In October of 1998, two of the innocent motorists who had been stopped in the roadblocks, James Edmond and Joell Palmer, brought suit on their own behalf and on behalf of a class of Indianapolis motorists to challenge the roadblocks. They sought a preliminary injunction to stop the roadblocks from continuing. The district court denied the preliminary injunction, finding that the roadblocks were constitutional and were not distinguishable from those in Sitz and Martinez-Fuerte.

The Seventh Circuit disagreed. The majority, in a decision by Chief Judge Posner, noted that unlike the roadblocks in Sitz and Martinez-Fuerte, the ultimate purpose of these roadblocks was to catch criminals. This criminal investigatory purpose required that the seizure be supported by individualized suspicion.
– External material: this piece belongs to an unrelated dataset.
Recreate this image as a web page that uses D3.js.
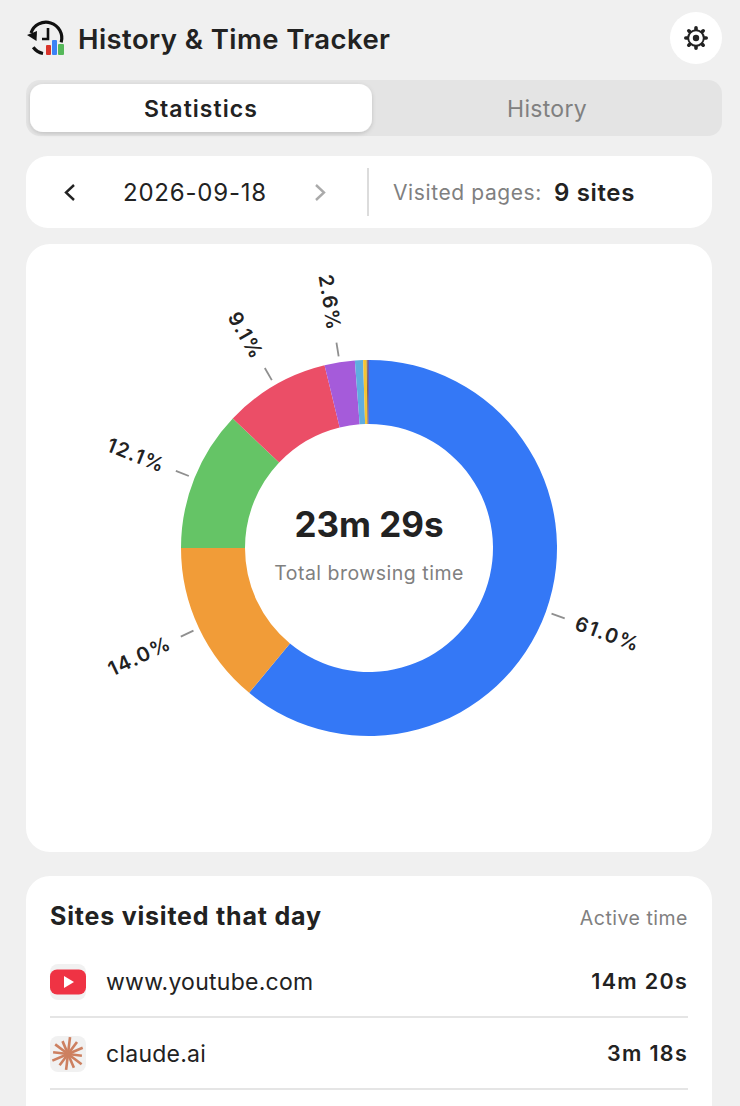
<!DOCTYPE html>
<html><head><meta charset="utf-8">
<script src="https://cdn.jsdelivr.net/npm/d3@7/dist/d3.min.js"></script>
<style>html,body{margin:0;padding:0;background:#f0f0f0;overflow:hidden}svg{display:block}text{font-family:Inter,"Noto Sans",sans-serif}</style>
</head><body><div id="c"></div>
<script>
const sliceValues=[61.0,14.0,12.1,9.1,2.6,0.7,0.3,0.1,0.1];
const sliceColors=["#3478f6","#f19c38","#65c466","#eb4e67","#a55bda","#5fade0","#f7c433","#7a6a50","#6b5bb0"];
const sliceLabels=["61.0%","14.0%","12.1%","9.1%","2.6%","","","",""];
const sites=["www.youtube.com","claude.ai"];
const siteTimes=["14m 20s","3m 18s"];
const ink="#222222", grey="#808080";
const svg=d3.select("#c").append("svg").attr("width",740).attr("height",1106);
svg.append("rect").attr("width",740).attr("height",1106).attr("fill","#f0f0f0");
const defs=svg.append("defs");
const f=defs.append("filter").attr("id","sh").attr("x","-5%").attr("y","-20%").attr("width","110%").attr("height","150%");
f.append("feDropShadow").attr("dx",0).attr("dy",1.5).attr("stdDeviation",2).attr("flood-color","#000").attr("flood-opacity",.16);
function rr(x,y,w,h,r,fill){return svg.append("rect").attr("x",x).attr("y",y).attr("width",w).attr("height",h).attr("rx",r).attr("fill",fill);}
function tx(x,y,s,size,weight,fill,anchor,ls){return svg.append("text").attr("x",x).attr("y",y).text(s).attr("font-size",size).attr("font-weight",weight).attr("fill",fill).attr("text-anchor",anchor||"start").attr("letter-spacing",ls||0);}

// header
const logo=svg.append("g").attr("transform","translate(46,38)");
logo.append("path").attr("d",d3.arc().innerRadius(14.2).outerRadius(17.4).startAngle(-1.25).endAngle(1.85)()).attr("fill","#111");
logo.append("path").attr("d",d3.arc().innerRadius(14.2).outerRadius(17.4).startAngle(-2.2).endAngle(-2.95)()).attr("fill","#111");
logo.append("path").attr("d","M-19,-3 L-9,-7 L-9.5,3 Z").attr("fill","#111");
logo.append("path").attr("d","M2,-10 V1 H-4").attr("fill","none").attr("stroke","#111").attr("stroke-width",2.6);
[["#d9342b",0,7,5,10],["#3c82f6",6,2,5,15],["#55b85a",12,6,6,11]].forEach(b=>logo.append("rect").attr("x",b[1]).attr("y",b[2]).attr("width",b[3]).attr("height",b[4]).attr("rx",1).attr("fill",b[0]));
tx(78,49,"History & Time Tracker",27.5,600,ink,"start",0.42);
svg.append("circle").attr("cx",696).attr("cy",38).attr("r",26).attr("fill","#fff");
const gear=svg.append("g").attr("transform","translate(696,38)");
let gp="";const teeth=8;for(let i=0;i<teeth;i++){const a=i/teeth*2*Math.PI;gp+=`M${Math.sin(a)*10.2},${-Math.cos(a)*10.2}L${Math.sin(a)*7},${-Math.cos(a)*7}`;}
gear.append("path").attr("d",gp).attr("stroke",ink).attr("stroke-width",3.6).attr("stroke-linecap","round");
gear.append("circle").attr("r",7.8).attr("fill","#fff").attr("stroke",ink).attr("stroke-width",1.9);
gear.append("circle").attr("r",3.2).attr("fill",ink);

// tabs
rr(26,80,696,56,14,"#e4e4e4");
rr(30,84,342,48,13,"#fff").attr("filter","url(#sh)");
tx(201,117,"Statistics",23,600,ink,"middle",1.05);
tx(547,117,"History",23,400,grey,"middle",0.3);

// date bar
rr(26,156,686,72,22,"#fff");
svg.append("path").attr("d","M74,185 L66,192.5 L74,200").attr("fill","none").attr("stroke",ink).attr("stroke-width",2.4);
tx(195,201,"2026-09-18",24,400,ink,"middle",0.8);
svg.append("path").attr("d","M316,185 L324,192.5 L316,200").attr("fill","none").attr("stroke","#aaa").attr("stroke-width",2.4);
svg.append("line").attr("x1",368).attr("x2",368).attr("y1",168).attr("y2",216).attr("stroke","#d4d4d4").attr("stroke-width",1.6);
tx(393,200,"Visited pages:",21,400,grey,"start",0.6);
tx(554,201,"9 sites",24,600,ink,"start",0.65);

// donut card
rr(26,244,686,608,24,"#fff");
const cx=369,cy=548,outer=188,inner=124;
const pie=d3.pie().sort(null).value(d=>d)(sliceValues);
const arc=d3.arc().innerRadius(inner).outerRadius(outer);
const g=svg.append("g").attr("transform",`translate(${cx},${cy})`);
g.selectAll("path").data(pie).join("path").attr("d",arc).attr("fill",(d,i)=>sliceColors[i]);
const pt=(a,r)=>[Math.sin(a)*r,-Math.cos(a)*r];
const labelled=pie.filter((d,i)=>sliceLabels[i]);
g.selectAll("line").data(labelled).join("line")
 .attr("x1",d=>pt((d.startAngle+d.endAngle)/2,194)[0]).attr("y1",d=>pt((d.startAngle+d.endAngle)/2,194)[1])
 .attr("x2",d=>pt((d.startAngle+d.endAngle)/2,208)[0]).attr("y2",d=>pt((d.startAngle+d.endAngle)/2,208)[1])
 .attr("stroke","#8f8f8f").attr("stroke-width",1.8);
g.selectAll("text").data(labelled).join("text").text(d=>sliceLabels[d.index])
 .attr("font-size",20).attr("font-weight",600).attr("fill",ink).attr("dy","0.36em").attr("letter-spacing",1.4)
 .attr("text-anchor",d=>(d.startAngle+d.endAngle)/2<Math.PI?"start":"end")
 .attr("transform",d=>{const a=(d.startAngle+d.endAngle)/2,p=pt(a,220),deg=a*180/Math.PI;
   return `translate(${p[0]},${p[1]}) rotate(${a<Math.PI?deg-90:deg-270})`;});
tx(369,537,"23m 29s",35,700,ink,"middle");
tx(369,580,"Total browsing time",19.5,400,grey,"middle",0.5);

// list card
rr(26,876,686,260,24,"#fff");
tx(50,925,"Sites visited that day",25,700,ink,"start",0.8);
tx(688,925,"Active time",19.5,400,grey,"end",0.5);
const rowY=d3.scalePoint().domain(sites).range([981,1053]);
sites.forEach((s,i)=>{
  const y=rowY(s);
  rr(50,y-17,36,36,8,"#f1f1f1");
  if(i===0){
    rr(50,y-11.5,36,25,7,"#ef3344");
    svg.append("path").attr("d",`M64,${y-5} L74,${y+1} L64,${y+7} Z`).attr("fill","#fff");
  } else {
    const st=svg.append("g").attr("transform",`translate(68,${y+1})`);
    d3.range(12).forEach(k=>{const a=k/12*2*Math.PI+0.12,r=[17,15,16,14][k%4];
      st.append("line").attr("x1",0).attr("y1",0).attr("x2",Math.sin(a)*r).attr("y2",-Math.cos(a)*r).attr("stroke","#cd8060").attr("stroke-width",2.6);});
  }
  tx(106,y+8.5,s,23,400,ink,"start",0.25);
  tx(688,y+8,siteTimes[i],21.5,600,ink,"end",1.3);
  svg.append("line").attr("x1",50).attr("x2",688).attr("y1",y+36).attr("y2",y+36).attr("stroke","#dcdcdc").attr("stroke-width",1.6);
});
</script></body></html>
Judge Easterbrook dissented from this view.

The City, along with the United States, is arguing that the drug crisis in America is a sufficiently strong interest to justify the roadblocks. This argument is not a new one. In the 1920’s, the Supreme Court stood firm against the law enforcement demand that the cause requirement in the Fourth Amendment should be removed so that the national crisis brought on by the violation of Prohibition laws could be addressed. Last year, in Florida v. J.L., the Court refused to create a new “firearms exception” to the Fourth Amendment.

Without the cause requirement to contain criminal investigations, there is little to prevent law enforcement from creating greater and greater incursions into our privacy under the banner of law enforcement and societal need. At its core, the Fourth Amendment protects individual privacy. An adverse decision will go a long way in removing that protection and will allow the proliferation of law enforcement techniques which are designed to ensnare innocent persons in the hopes of finding the guilty few.